New Personal Monitoring Devices for Epilepsy May Offer Alternatives to Inpatient Video EEG
December 9, 2015 | American Epilepsy SocietyEstimated reading time: 3 minutes
Uncontrolled epilepsy affects more than 1.2 million Americans, often requiring a series of trials and errors to identify effective drug combinations. Continuous, long-term EEG data could streamline this process by revealing the full picture of a patient's seizure activity, but this would require a costly and inconvenient hospital stay.
An array of personal monitoring devices - including three to be unveiled at the American Epilepsy Society's (AES) 69th Annual Meeting* - offer biometric recording technology that could allow patients to monitor clinical and subclinical seizure activity in the everyday home environment and get advance warning before a seizure strikes.
Researchers from the University of Utah and Epitel Inc., (abstract 2.158) describe an inexpensive, disposable and discreet seizure-monitoring device called the EEG PatchTM. According to the authors, the patch is waterproof and relies on two electrodes to record EEG data during all aspects of everyday life, including bathing, sports and sleep. The device can operate for seven days on a single charge, and data can be downloaded anytime for review in the standard European Data Format. An epileptologist must position the device on the scalp at a known seizure-prone area of the brain identified by a traditional wired EEG.
"Armed with seven-day, location-specific EEG data, an epileptologist will have a robust record of quantitative seizure counts to better treat patients, revolutionizing therapy," says author Mark Lehmkuhle, Ph.D., an assistant professor of neurosurgery at the University of Utah.

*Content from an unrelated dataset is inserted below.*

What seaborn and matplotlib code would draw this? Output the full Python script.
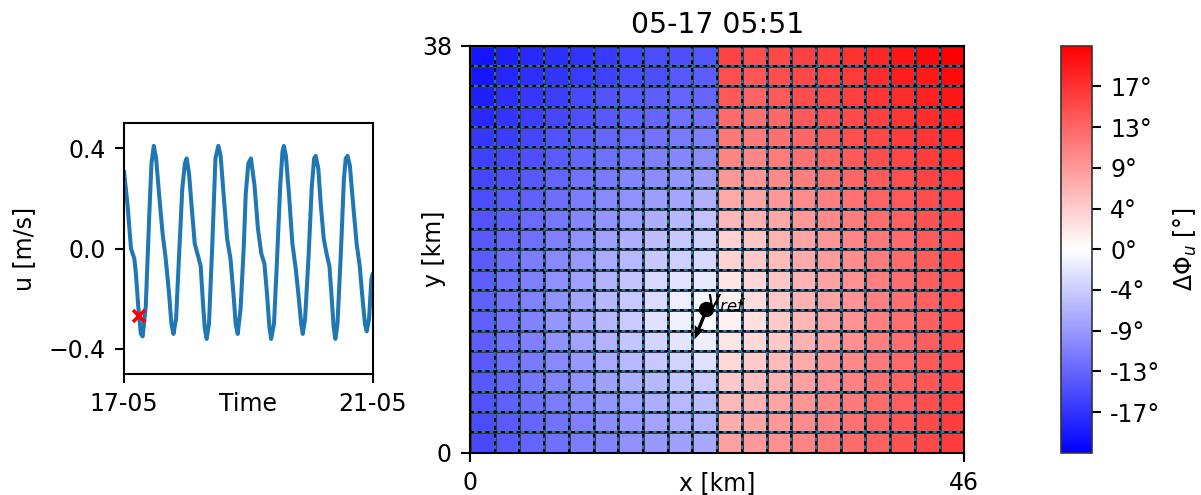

In a second study, (abstract 3.088) a device capable of detecting and recording generalized tonic-clonic seizures (GTCS), known as the Brain Sentinel® GTC Seizure Detection and Warning System, is described by researchers from Brain Sentinel and the Medical University of South Carolina, Thomas Jefferson University, the Cleveland Clinic, the Mayo Clinic, Children's Hospital of Philadelphia, Emory University, the University of Pennsylvania, NYU Comprehensive Epilepsy Center, University of Minnesota and the Texas Health Research & Education Institute.